**Material provided**
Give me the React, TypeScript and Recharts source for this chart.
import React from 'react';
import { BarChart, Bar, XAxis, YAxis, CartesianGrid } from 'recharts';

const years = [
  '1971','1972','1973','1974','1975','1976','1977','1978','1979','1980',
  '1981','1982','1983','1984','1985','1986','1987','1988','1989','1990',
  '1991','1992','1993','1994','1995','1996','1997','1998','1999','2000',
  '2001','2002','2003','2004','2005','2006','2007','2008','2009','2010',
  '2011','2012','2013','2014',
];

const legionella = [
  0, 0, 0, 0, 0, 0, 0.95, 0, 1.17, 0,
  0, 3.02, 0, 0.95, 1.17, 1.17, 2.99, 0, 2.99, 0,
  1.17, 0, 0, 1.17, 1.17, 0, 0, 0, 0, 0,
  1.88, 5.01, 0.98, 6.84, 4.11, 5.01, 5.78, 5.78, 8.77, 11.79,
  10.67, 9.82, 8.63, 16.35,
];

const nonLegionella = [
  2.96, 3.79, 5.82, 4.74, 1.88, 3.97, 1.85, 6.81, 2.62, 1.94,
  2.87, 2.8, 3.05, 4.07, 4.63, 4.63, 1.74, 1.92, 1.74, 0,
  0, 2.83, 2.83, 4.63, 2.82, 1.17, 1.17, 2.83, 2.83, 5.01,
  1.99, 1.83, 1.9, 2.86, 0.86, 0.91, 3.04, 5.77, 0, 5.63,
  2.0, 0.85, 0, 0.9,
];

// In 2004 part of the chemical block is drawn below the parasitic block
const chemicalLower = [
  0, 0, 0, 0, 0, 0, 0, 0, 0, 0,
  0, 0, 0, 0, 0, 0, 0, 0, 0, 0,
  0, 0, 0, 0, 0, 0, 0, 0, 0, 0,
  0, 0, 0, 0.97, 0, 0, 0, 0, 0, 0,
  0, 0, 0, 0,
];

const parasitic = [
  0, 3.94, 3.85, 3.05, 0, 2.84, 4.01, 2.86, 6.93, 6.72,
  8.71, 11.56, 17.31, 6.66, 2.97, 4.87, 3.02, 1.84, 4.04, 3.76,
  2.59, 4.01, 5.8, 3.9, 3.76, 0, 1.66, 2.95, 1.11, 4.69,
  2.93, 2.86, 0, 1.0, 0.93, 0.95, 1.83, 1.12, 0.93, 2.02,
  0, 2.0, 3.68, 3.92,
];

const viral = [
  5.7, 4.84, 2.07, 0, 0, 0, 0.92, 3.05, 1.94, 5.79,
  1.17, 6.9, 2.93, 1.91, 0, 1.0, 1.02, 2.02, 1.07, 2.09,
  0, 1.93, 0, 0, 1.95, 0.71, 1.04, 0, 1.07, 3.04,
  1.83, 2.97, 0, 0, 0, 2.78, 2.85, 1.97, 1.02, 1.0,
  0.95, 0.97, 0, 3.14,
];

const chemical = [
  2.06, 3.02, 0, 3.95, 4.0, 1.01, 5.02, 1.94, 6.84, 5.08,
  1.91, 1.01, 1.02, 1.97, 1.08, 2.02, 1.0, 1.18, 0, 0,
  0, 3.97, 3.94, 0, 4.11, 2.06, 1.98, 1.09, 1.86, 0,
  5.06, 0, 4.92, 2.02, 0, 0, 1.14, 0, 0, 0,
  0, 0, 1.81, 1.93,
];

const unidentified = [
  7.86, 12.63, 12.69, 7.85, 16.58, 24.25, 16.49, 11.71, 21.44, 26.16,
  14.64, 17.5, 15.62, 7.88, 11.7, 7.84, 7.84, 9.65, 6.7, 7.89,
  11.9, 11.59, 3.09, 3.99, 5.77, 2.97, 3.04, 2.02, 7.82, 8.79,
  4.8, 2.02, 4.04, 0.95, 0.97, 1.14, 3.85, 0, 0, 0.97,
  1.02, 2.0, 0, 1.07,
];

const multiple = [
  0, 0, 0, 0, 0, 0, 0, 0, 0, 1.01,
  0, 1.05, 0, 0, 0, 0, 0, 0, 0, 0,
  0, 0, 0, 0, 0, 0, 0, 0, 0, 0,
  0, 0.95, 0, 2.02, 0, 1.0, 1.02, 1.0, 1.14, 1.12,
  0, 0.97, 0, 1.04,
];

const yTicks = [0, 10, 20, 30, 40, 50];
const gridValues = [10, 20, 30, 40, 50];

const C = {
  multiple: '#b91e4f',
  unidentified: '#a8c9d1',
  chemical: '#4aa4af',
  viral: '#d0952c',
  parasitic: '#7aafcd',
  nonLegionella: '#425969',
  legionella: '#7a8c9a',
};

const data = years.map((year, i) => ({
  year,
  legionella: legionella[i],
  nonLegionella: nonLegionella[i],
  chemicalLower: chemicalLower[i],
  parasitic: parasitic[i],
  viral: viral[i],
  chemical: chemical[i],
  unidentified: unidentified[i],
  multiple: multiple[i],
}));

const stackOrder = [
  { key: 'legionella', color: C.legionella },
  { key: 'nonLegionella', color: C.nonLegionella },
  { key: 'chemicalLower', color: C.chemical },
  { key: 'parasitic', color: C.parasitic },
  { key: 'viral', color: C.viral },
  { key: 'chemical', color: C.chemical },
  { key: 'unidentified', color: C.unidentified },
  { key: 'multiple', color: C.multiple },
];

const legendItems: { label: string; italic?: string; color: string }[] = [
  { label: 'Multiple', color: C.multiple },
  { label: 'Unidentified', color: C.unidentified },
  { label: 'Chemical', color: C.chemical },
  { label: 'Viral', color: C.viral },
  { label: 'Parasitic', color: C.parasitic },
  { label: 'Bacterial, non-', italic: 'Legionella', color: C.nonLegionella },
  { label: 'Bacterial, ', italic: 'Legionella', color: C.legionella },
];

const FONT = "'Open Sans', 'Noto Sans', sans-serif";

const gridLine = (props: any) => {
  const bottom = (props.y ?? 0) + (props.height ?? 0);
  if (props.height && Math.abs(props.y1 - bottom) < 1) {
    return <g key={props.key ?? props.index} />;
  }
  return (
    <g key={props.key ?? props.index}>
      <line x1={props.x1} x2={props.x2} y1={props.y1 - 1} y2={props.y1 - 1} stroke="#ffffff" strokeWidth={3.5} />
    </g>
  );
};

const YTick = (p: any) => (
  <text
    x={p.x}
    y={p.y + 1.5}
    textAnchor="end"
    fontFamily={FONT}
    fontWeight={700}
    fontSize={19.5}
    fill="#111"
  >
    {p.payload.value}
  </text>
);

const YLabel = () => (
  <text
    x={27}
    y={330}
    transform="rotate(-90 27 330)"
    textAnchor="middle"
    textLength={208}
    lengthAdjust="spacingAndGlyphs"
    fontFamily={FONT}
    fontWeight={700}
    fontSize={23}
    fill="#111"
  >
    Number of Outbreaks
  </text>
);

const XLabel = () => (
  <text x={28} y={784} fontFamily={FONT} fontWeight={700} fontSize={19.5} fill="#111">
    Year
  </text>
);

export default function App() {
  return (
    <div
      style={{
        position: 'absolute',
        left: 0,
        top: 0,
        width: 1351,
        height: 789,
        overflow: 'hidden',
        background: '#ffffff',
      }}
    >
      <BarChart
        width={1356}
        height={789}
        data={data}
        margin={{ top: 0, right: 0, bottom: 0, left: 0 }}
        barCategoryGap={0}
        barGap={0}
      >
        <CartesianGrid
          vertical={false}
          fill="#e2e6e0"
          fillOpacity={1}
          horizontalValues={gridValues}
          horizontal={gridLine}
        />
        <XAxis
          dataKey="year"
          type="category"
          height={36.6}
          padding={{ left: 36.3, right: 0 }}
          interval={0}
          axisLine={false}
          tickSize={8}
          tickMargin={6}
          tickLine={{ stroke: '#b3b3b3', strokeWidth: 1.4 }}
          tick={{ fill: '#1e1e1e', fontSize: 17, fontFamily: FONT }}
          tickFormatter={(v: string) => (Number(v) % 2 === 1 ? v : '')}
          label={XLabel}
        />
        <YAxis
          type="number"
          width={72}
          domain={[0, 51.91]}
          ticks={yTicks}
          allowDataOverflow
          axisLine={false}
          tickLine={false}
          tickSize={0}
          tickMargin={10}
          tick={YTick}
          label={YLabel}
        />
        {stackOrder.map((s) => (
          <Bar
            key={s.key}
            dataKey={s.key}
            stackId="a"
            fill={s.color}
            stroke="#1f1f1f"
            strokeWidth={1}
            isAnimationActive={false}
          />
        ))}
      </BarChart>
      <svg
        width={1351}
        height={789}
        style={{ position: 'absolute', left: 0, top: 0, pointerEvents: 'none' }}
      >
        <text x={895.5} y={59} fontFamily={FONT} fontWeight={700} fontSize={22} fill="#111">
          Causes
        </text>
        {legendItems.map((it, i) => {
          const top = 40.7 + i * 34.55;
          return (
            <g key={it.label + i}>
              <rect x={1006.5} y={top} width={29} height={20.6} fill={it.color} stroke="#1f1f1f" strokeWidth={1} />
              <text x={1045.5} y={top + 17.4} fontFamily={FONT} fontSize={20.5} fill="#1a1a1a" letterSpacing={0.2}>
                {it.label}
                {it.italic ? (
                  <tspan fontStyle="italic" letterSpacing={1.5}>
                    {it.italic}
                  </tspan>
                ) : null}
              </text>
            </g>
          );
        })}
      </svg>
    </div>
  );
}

**What the exercise asks**
Reproduce exactly, please, only the lines from the start of the data above to the line that contains "XAxis, YAxis, CartesianGrid", with both ends kept.

**The completed task**
Give me the React, TypeScript and Recharts source for this chart.
import React from 'react';
import { BarChart, Bar, XAxis, YAxis, CartesianGrid } from 'recharts';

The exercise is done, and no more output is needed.